Intervention de Nathalie Rives

Réunion du mercredi 3 octobre 2018 à 9h45
Mission d'information sur la révision de la loi relative à la bioéthique

Nathalie Rives :

Je vais répondre à votre première question et Florence Eustache à la deuxième. Nous avons régulièrement, lors de congrès scientifiques, des contacts avec ces banques étrangères, qui sont toutes dans l'attente de connaître les éventuelles modifications de la loi française. Cryos, dans un courrier récent, déplore de ne pas pouvoir, de manière légale, exporter vers la France les paillettes conservées dans sa structure.

Pourrait-il y avoir infiltration du circuit français par les lois du marché ? Si l'on supprime la gratuité du don et que l'on passe à un système de don rémunéré, il est tout à fait possible que ces banques s'installent en France. Cela serait toutefois soumis à la nécessité d'autorisation. Le contrôle de ces autorisations s'effectue via les agences régionales de santé (ARS), avec une validation de l'Agence de la biomédecine. Nous savons que les dispositifs d'autorisation de nombreuses activités médicales sont en cours de révision, y compris celles intervenant dans le domaine de l'AMP. Un contrôle pourrait donc être effectué par l'administration, visant à ne pas autoriser ce type d'installation. Il ne nous appartient toutefois pas de le dire, mais à l'administration de le prévoir.

Je puis en tout cas vous affirmer que ces banques étrangères sont en attente et en demande de pouvoir exporter légalement leurs paillettes vers la France. Je vous avoue que je n'y suis guère favorable, pour des raisons qui ne tiennent pas uniquement à l'aspect financier. Quel nombre de naissances peut-on par exemple accepter pour un donneur ? En France, il est limité à dix, afin notamment de limiter les possibilités de rencontres entre des apparentés conçus par don. Cela a été évalué de manière réelle, par des généticiens des populations. Or la banque Cryos ne se préoccupe absolument pas de cet aspect et adapte ce nombre à la législation de chaque pays dans lequel elle exporte ses paillettes. Or certains pays ne disposent d'aucune législation en la matière et il n'existe bien souvent aucun retour sur l'ensemble des utilisations. Un donneur de la banque Cryos peut donc avoir 200, 300 ou 400 enfants conçus à partir de ses spermatozoïdes. Cela dépasse selon moi l'acceptable et m'apparaît comme de la démesure. Certains choix en termes de qualité et d'attribution des paillettes sont également discutables. Ces banques ne se préoccupent par exemple absolument pas de l'âge des femmes auxquelles elles adressent des paillettes. Imaginons une femme de 53 ans commandant des paillettes pour s'auto-inséminer : il est inutile de les lui vendre. Ces banques ne s'inquiètent pas de savoir si, sur le plan médical, il existe un risque éventuel à ce que les femmes qui s'adressent à elles soient enceintes. Elles ne se préoccupent pas de savoir si les conditions requises pour une grossesse sont réunies.

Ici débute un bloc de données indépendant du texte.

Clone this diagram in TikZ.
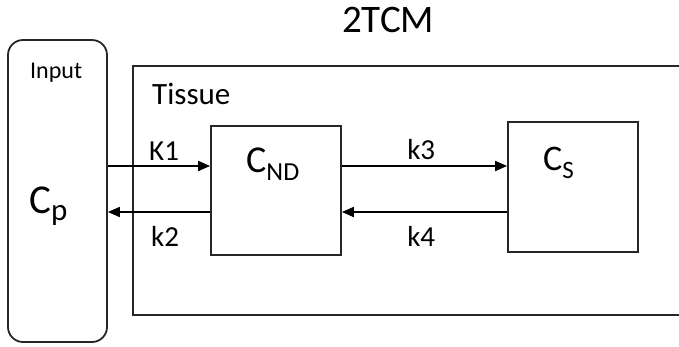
\documentclass[tikz,border=0pt]{standalone}
\usepackage{fontspec}
\setmainfont{Carlito}
\usetikzlibrary{arrows.meta}

\tikzset{
  box/.style={draw=black!85,line width=1.8pt,inner sep=0pt},
  wall/.style={draw=black!85,line width=1.8pt},
  flow/.style={-{Triangle[length=12pt,width=10pt]},line width=1.8pt},
  rate/.style={inner sep=0pt,font=\fontsize{29}{31}\selectfont},
}

\begin{document}
\begin{tikzpicture}[x=1pt,y=-1pt]
			\useasboundingbox (0,0) rectangle (679,346);
			
			\def\ytop{166}
			\def\ybot{212}
			
			% title
			\node[anchor=base west,inner sep=0pt] (title) at (342,32) {\fontsize{39}{42}\selectfont 2TCM};
			
			% input compartment
			\node[box,rounded corners=15pt,minimum width=99pt,minimum height=302pt] (inp) at (57.5,191) {};
			\node[anchor=base west,inner sep=0pt] (inptxt) at (30,78) {\fontsize{24}{26}\selectfont Input};
			\node[anchor=base west,inner sep=0pt] (cp) at (29,213) {\fontsize{41}{44}\selectfont C\raisebox{-7pt}{\fontsize{31}{33}\selectfont p}};
			
			% tissue, runs off the right edge
			\coordinate (tr) at (679,66);
			\coordinate (tl) at (133,66);
			\coordinate (bl) at (133,315);
			\coordinate (br) at (679,315);
			\draw[wall] (tr) -- (tl) -- (bl) -- (br);
			\node[anchor=base west,inner sep=0pt] (tistxt) at (152,104) {\fontsize{31}{33}\selectfont Tissue};
			
			% compartments
			\node[box,minimum width=130pt,minimum height=129pt] (cnd) at (276,190.5) {};
			\node[anchor=base west,inner sep=0pt] (cndtxt) at (246,172) {\fontsize{38}{40}\selectfont C\raisebox{-8pt}{\fontsize{26}{28}\selectfont ND}};
			\node[box,minimum width=130pt,minimum height=130pt] (cs) at (573,187) {};
			\node[anchor=base west,inner sep=0pt] (cstxt) at (543,170) {\fontsize{36}{38}\selectfont C\raisebox{-8pt}{\fontsize{25}{27}\selectfont S}};
			
			% exchange
			\draw[flow] (inp.east |- 0,\ytop) -- (cnd.west |- 0,\ytop) node[rate,pos=.55,above=5pt]{K1};
			\draw[flow] (cnd.west |- 0,\ybot) -- (inp.east |- 0,\ybot) node[rate,pos=.44,below=13pt]{k2};
			\draw[flow] (cnd.east |- 0,\ytop) -- (cs.west |- 0,\ytop) node[rate,pos=.48,above=5pt]{k3};
			\draw[flow] (cs.west |- 0,\ybot) -- (cnd.east |- 0,\ybot) node[rate,pos=.52,below=13pt]{k4};
		\end{tikzpicture}
\end{document}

Si des modifications interviennent dans la loi française quant aux conditions d'accès au don, nous, professionnels, souhaiterions que soit interdite l'importation de paillettes de l'étranger pour le don en France, bien que cela apparaisse comme une solution facile pour éviter la pénurie qui ne manquera pas de survenir alors. Il faut anticiper et déployer une démarche efficace, stratégique, afin de ne pas avoir à envisager cette possibilité.